What is needed:
Exclude the pictures, then copy all remaining records exactly.

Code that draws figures
+++

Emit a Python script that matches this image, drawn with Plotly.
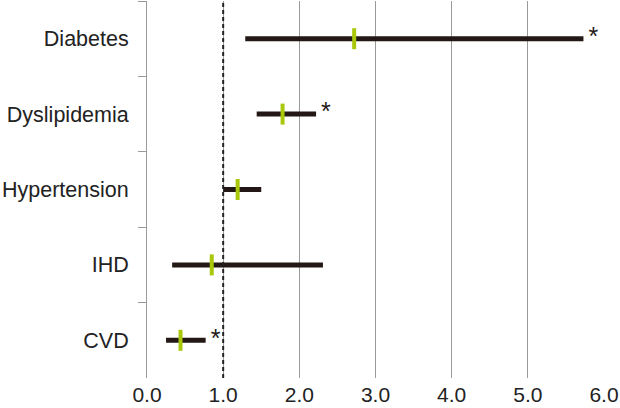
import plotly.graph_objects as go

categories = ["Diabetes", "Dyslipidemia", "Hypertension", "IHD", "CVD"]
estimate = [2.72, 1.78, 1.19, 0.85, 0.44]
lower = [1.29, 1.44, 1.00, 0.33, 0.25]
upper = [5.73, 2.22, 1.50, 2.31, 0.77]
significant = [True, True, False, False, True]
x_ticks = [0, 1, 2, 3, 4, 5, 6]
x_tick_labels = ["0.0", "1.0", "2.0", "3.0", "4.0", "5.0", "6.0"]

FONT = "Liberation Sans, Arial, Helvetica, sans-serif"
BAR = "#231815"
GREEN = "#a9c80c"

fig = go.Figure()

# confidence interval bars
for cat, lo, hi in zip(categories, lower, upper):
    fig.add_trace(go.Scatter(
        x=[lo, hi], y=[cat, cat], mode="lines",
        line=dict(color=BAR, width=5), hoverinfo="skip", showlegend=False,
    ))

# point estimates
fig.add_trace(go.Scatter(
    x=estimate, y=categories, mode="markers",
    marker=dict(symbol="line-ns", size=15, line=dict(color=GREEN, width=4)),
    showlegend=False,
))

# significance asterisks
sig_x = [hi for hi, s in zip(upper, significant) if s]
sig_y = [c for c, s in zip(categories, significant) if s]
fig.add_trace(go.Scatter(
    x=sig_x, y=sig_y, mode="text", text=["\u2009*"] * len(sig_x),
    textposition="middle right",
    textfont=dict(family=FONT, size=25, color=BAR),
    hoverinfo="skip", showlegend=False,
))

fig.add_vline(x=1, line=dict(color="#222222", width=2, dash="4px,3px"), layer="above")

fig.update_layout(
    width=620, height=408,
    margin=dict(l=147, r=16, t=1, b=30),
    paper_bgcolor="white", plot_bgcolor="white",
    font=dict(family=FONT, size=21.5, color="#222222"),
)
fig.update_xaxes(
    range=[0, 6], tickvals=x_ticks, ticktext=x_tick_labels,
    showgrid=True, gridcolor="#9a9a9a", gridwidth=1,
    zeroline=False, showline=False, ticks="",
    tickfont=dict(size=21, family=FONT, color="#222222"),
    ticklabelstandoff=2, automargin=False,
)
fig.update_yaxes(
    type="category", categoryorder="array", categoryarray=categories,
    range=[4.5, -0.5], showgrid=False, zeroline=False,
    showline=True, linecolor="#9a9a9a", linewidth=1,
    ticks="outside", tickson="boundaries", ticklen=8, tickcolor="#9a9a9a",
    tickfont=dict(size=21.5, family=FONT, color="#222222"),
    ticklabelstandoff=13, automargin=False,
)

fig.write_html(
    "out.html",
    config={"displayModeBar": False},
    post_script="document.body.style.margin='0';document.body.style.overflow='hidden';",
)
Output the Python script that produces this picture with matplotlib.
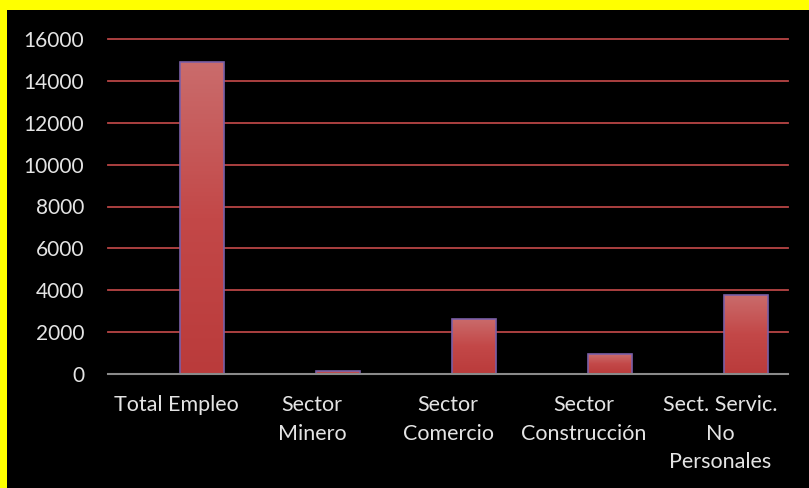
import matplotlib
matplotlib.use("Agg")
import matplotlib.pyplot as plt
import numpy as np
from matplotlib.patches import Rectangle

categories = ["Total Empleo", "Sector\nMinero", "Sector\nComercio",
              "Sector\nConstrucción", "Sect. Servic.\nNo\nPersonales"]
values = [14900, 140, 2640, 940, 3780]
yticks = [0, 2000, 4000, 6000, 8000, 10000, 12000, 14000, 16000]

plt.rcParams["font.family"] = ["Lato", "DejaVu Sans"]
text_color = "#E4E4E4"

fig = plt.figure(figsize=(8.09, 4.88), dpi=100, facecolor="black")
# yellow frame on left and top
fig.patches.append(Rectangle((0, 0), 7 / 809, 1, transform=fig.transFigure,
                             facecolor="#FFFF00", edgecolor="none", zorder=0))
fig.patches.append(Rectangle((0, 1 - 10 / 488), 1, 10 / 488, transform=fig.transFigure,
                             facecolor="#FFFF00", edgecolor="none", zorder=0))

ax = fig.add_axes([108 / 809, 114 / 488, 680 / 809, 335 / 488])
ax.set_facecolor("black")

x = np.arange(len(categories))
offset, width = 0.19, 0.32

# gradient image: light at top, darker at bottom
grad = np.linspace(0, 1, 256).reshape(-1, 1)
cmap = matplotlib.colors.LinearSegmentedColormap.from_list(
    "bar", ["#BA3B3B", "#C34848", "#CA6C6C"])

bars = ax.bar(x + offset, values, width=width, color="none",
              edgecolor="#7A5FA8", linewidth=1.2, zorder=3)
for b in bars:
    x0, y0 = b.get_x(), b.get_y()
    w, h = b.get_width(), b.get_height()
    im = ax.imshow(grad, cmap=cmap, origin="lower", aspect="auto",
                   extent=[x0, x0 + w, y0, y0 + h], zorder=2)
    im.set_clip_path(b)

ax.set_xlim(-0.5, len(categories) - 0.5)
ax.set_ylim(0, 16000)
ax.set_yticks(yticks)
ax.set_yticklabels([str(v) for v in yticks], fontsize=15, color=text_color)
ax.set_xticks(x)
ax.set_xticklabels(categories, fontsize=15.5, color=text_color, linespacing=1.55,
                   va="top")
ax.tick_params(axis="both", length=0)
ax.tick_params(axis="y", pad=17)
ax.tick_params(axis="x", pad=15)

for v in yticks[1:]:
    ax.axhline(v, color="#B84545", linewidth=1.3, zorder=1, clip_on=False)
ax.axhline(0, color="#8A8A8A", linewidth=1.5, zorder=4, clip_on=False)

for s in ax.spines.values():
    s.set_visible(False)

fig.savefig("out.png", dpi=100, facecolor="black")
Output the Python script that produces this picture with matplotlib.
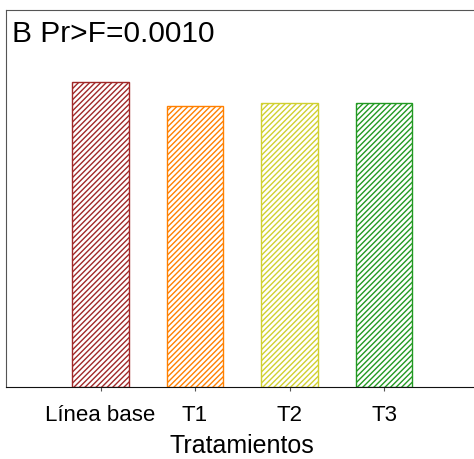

+++

Exercise output:
Emit a Python script that matches this image, drawn with Plotly.
import plotly.graph_objects as go

categories = ["Diabetes", "Dyslipidemia", "Hypertension", "IHD", "CVD"]
estimate = [2.72, 1.78, 1.19, 0.85, 0.44]
lower = [1.29, 1.44, 1.00, 0.33, 0.25]
upper = [5.73, 2.22, 1.50, 2.31, 0.77]
significant = [True, True, False, False, True]
x_ticks = [0, 1, 2, 3, 4, 5, 6]
x_tick_labels = ["0.0", "1.0", "2.0", "3.0", "4.0", "5.0", "6.0"]

FONT = "Liberation Sans, Arial, Helvetica, sans-serif"
BAR = "#231815"
GREEN = "#a9c80c"

fig = go.Figure()

# confidence interval bars
for cat, lo, hi in zip(categories, lower, upper):
    fig.add_trace(go.Scatter(
        x=[lo, hi], y=[cat, cat], mode="lines",
        line=dict(color=BAR, width=5), hoverinfo="skip", showlegend=False,
    ))

# point estimates
fig.add_trace(go.Scatter(
    x=estimate, y=categories, mode="markers",
    marker=dict(symbol="line-ns", size=15, line=dict(color=GREEN, width=4)),
    showlegend=False,
))

# significance asterisks
sig_x = [hi for hi, s in zip(upper, significant) if s]
sig_y = [c for c, s in zip(categories, significant) if s]
fig.add_trace(go.Scatter(
    x=sig_x, y=sig_y, mode="text", text=["\u2009*"] * len(sig_x),
    textposition="middle right",
    textfont=dict(family=FONT, size=25, color=BAR),
    hoverinfo="skip", showlegend=False,
))

fig.add_vline(x=1, line=dict(color="#222222", width=2, dash="4px,3px"), layer="above")

fig.update_layout(
    width=620, height=408,
    margin=dict(l=147, r=16, t=1, b=30),
    paper_bgcolor="white", plot_bgcolor="white",
    font=dict(family=FONT, size=21.5, color="#222222"),
)
fig.update_xaxes(
    range=[0, 6], tickvals=x_ticks, ticktext=x_tick_labels,
    showgrid=True, gridcolor="#9a9a9a", gridwidth=1,
    zeroline=False, showline=False, ticks="",
    tickfont=dict(size=21, family=FONT, color="#222222"),
    ticklabelstandoff=2, automargin=False,
)
fig.update_yaxes(
    type="category", categoryorder="array", categoryarray=categories,
    range=[4.5, -0.5], showgrid=False, zeroline=False,
    showline=True, linecolor="#9a9a9a", linewidth=1,
    ticks="outside", tickson="boundaries", ticklen=8, tickcolor="#9a9a9a",
    tickfont=dict(size=21.5, family=FONT, color="#222222"),
    ticklabelstandoff=13, automargin=False,
)

fig.write_html(
    "out.html",
    config={"displayModeBar": False},
    post_script="document.body.style.margin='0';document.body.style.overflow='hidden';",
)
Output the Python script that produces this picture with matplotlib.
import matplotlib
matplotlib.use("Agg")
import matplotlib.pyplot as plt
import numpy as np
from matplotlib.patches import Rectangle

categories = ["Total Empleo", "Sector\nMinero", "Sector\nComercio",
              "Sector\nConstrucción", "Sect. Servic.\nNo\nPersonales"]
values = [14900, 140, 2640, 940, 3780]
yticks = [0, 2000, 4000, 6000, 8000, 10000, 12000, 14000, 16000]

plt.rcParams["font.family"] = ["Lato", "DejaVu Sans"]
text_color = "#E4E4E4"

fig = plt.figure(figsize=(8.09, 4.88), dpi=100, facecolor="black")
# yellow frame on left and top
fig.patches.append(Rectangle((0, 0), 7 / 809, 1, transform=fig.transFigure,
                             facecolor="#FFFF00", edgecolor="none", zorder=0))
fig.patches.append(Rectangle((0, 1 - 10 / 488), 1, 10 / 488, transform=fig.transFigure,
                             facecolor="#FFFF00", edgecolor="none", zorder=0))

ax = fig.add_axes([108 / 809, 114 / 488, 680 / 809, 335 / 488])
ax.set_facecolor("black")

x = np.arange(len(categories))
offset, width = 0.19, 0.32

# gradient image: light at top, darker at bottom
grad = np.linspace(0, 1, 256).reshape(-1, 1)
cmap = matplotlib.colors.LinearSegmentedColormap.from_list(
    "bar", ["#BA3B3B", "#C34848", "#CA6C6C"])

bars = ax.bar(x + offset, values, width=width, color="none",
              edgecolor="#7A5FA8", linewidth=1.2, zorder=3)
for b in bars:
    x0, y0 = b.get_x(), b.get_y()
    w, h = b.get_width(), b.get_height()
    im = ax.imshow(grad, cmap=cmap, origin="lower", aspect="auto",
                   extent=[x0, x0 + w, y0, y0 + h], zorder=2)
    im.set_clip_path(b)

ax.set_xlim(-0.5, len(categories) - 0.5)
ax.set_ylim(0, 16000)
ax.set_yticks(yticks)
ax.set_yticklabels([str(v) for v in yticks], fontsize=15, color=text_color)
ax.set_xticks(x)
ax.set_xticklabels(categories, fontsize=15.5, color=text_color, linespacing=1.55,
                   va="top")
ax.tick_params(axis="both", length=0)
ax.tick_params(axis="y", pad=17)
ax.tick_params(axis="x", pad=15)

for v in yticks[1:]:
    ax.axhline(v, color="#B84545", linewidth=1.3, zorder=1, clip_on=False)
ax.axhline(0, color="#8A8A8A", linewidth=1.5, zorder=4, clip_on=False)

for s in ax.spines.values():
    s.set_visible(False)

fig.savefig("out.png", dpi=100, facecolor="black")
Output the Python script that produces this picture with matplotlib.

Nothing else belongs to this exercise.